Parvez Ahmad Nengroo is a Kashmiri politician who was born in 1964 at Kaprin, a village in South Kashmir's Shopian district. Parvez Ahmad was chairman and CEO of Jammu and Kashmir Bank. He was removed by the state government on the charges of "mis-governance". He is the second chairman and CEO of J&K Bank, after Haseeb A Drabu, to be suddenly removed by the J&K state government. On 23 September 2021, Nengroo joined the Jammu and Kashmir People's Conference

== Early life ==
He was born in 1964 at Kaprin, a village in South Kashmir. He became Executive President of J&K Bank and the first in-service and second in-house Chairman and CEO of Jammu and Kashmir Bank. He is a qualified Company Secretary and a member of the Institute Of Company Secretaries of India (ICSI). Prior to be appointed as a Company Secretary of J&K Bank in the year 1998, he had worked for various corporate houses in India

==Career==
Parvez Ahmad joined Jammu and Kashmir Bank as the first Company Secretary in 1998 during its maiden public issue.
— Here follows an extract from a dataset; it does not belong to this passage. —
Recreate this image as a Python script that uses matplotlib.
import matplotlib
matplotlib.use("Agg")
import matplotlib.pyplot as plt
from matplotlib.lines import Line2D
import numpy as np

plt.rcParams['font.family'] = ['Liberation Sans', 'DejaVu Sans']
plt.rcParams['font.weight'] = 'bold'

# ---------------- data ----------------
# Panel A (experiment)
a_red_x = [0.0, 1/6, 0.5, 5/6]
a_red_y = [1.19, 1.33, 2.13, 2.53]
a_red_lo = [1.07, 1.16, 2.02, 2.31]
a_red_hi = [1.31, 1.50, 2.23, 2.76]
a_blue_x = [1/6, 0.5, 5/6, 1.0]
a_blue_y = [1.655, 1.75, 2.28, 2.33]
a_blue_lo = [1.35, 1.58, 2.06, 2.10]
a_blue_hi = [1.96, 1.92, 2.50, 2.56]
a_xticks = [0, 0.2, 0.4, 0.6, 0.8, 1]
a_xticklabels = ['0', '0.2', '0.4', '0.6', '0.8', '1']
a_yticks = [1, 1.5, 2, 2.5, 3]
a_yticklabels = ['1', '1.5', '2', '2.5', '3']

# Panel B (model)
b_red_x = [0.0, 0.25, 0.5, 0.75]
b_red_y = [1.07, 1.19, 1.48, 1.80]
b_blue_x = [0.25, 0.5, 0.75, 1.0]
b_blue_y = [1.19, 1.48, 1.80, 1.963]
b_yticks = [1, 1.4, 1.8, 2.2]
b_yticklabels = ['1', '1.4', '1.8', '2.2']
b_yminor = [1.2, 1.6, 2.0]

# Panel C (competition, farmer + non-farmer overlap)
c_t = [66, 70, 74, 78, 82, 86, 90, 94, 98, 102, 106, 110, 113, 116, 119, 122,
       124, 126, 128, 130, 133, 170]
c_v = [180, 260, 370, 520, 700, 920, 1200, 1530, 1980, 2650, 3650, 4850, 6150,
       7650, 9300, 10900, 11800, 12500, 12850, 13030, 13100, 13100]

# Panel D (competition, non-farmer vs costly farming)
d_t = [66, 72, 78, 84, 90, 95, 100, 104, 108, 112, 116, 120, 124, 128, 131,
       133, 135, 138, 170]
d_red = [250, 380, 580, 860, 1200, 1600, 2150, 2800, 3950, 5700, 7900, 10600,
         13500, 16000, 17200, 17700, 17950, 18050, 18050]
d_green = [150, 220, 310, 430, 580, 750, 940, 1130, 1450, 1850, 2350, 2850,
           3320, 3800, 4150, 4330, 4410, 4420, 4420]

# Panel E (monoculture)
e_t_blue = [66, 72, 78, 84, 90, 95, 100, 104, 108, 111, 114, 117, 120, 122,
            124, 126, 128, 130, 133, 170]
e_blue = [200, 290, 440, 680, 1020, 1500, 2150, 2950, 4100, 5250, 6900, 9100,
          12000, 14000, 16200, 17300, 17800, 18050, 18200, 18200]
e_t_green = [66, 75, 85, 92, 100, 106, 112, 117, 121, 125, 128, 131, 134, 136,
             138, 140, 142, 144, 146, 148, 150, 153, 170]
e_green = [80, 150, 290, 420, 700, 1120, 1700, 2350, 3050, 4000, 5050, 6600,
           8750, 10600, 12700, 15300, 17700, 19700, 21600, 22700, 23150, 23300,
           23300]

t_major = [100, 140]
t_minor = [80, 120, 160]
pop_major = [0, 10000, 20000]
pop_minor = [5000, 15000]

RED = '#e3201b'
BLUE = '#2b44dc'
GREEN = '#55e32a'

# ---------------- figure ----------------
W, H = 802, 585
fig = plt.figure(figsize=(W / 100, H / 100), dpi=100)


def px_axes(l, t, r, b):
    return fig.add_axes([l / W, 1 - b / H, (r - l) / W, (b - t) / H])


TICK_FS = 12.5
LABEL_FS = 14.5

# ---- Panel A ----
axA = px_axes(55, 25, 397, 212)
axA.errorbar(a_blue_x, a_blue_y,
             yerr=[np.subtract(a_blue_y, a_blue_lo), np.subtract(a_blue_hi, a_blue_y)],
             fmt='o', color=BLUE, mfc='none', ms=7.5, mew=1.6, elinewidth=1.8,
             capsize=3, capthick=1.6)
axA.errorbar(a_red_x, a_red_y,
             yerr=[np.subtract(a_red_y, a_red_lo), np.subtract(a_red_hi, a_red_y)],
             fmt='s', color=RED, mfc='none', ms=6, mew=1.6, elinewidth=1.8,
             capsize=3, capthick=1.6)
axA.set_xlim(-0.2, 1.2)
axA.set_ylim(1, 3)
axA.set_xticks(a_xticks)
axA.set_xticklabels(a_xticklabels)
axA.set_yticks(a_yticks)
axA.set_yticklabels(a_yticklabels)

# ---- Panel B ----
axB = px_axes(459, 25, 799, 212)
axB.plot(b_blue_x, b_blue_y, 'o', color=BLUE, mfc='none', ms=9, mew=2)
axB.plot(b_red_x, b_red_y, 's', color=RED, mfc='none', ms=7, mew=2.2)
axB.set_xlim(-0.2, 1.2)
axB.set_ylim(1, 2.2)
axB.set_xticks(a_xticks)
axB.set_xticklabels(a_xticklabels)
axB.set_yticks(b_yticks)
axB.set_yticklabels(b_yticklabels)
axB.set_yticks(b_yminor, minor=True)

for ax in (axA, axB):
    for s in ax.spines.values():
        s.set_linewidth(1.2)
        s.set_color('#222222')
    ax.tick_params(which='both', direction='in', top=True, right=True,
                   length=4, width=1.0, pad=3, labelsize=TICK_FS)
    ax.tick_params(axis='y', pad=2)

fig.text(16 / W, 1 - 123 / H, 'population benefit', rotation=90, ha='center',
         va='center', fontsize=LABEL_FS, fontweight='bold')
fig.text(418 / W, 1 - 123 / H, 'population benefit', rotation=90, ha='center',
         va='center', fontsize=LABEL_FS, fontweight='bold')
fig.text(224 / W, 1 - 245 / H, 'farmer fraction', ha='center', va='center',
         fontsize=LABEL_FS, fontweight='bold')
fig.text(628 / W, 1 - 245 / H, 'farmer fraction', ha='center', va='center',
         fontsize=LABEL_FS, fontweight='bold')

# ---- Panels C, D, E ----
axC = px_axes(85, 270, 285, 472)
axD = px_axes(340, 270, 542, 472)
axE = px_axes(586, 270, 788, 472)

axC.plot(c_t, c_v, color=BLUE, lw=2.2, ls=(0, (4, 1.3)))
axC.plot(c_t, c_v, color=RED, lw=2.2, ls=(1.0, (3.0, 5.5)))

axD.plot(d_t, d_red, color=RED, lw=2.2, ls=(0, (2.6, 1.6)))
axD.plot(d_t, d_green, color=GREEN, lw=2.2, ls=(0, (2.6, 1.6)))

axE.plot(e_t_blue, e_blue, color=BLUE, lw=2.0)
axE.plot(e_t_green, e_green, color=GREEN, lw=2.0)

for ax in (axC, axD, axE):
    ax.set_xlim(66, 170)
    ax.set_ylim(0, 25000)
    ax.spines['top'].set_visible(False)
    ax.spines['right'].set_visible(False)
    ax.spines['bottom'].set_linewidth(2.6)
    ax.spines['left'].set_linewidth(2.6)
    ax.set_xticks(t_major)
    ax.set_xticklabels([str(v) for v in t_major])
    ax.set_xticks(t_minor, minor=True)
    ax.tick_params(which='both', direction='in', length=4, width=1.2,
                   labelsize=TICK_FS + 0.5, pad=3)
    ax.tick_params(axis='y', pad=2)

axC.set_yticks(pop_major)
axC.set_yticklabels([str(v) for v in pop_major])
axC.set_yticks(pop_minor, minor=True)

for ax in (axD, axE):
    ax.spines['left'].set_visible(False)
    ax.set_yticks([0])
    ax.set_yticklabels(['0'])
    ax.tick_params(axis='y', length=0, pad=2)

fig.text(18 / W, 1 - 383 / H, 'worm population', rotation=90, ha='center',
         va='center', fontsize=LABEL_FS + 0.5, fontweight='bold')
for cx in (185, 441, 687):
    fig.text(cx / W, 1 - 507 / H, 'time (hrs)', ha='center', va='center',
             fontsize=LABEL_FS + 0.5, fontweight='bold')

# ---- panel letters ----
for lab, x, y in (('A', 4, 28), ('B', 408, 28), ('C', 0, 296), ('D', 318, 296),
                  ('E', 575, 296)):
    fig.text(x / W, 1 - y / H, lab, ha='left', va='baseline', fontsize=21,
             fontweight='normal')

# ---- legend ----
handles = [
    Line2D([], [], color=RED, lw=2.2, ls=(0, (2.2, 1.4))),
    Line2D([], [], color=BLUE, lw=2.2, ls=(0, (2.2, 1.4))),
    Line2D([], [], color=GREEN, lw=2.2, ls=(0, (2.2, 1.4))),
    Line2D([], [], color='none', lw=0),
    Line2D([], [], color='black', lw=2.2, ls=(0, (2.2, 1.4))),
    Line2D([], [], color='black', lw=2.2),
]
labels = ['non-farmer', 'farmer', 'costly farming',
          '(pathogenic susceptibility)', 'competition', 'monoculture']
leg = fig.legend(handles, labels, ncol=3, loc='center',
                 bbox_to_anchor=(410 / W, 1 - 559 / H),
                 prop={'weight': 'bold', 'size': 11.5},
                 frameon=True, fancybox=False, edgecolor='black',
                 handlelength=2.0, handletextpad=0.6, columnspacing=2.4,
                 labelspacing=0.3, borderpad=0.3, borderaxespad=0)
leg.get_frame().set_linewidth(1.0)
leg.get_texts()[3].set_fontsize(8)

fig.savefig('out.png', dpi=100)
He held various senior important positions in the bank as a part of Corporate Management team. He joined J&K bank as a scale III officer in the year 1998 and served in the J&K Bank for nearly two decades. He was the senior Executive President before rising to the rank of chairman and CEO. He was removed as chairman and also as a director (government nominee) of J&K Bank On 8 June 2019 by government of J&K state when the state was under presidential/Governor rule. As there is no direct provision for removal of Chairman under Companies Act, 2013/ Banking Regulation Act, 1949, he was removed as a government nominee director consequent upon which he ceased to be the Chairman of J&K bank. The way in which the removal was done was condemned by the J&K Bank Officers Association in their press release dated 17 June 2019 published in the Greater Kashmir (Local English Newspaper). The J&K Bank Officers Association and Traders' federations, though, supported the attempts by the state government to improve the transparency, accountability, fair recruitment policy and governance in J&K Bank. The anti-corruption bureau of J&K registered an FIR and made several raids including the ones at the corporate office of J&K Bank at Srinagar and at the residence of the ousted Chairman Parvez Ahmed. But, No arrests have been made and the results of the investigations of various appointments made, loans disbursed and One Time Settlements done during Parvez Ahmed's Tenure in J&K Bank and also during prior period are yet to be made public.

Parvez Ahmad served as a Director on the Board of JKB Financial Services Limited.

Parvez Ahmad, BSc, ACS, is a Member of the Institute of Company Secretaries of India (ICSI).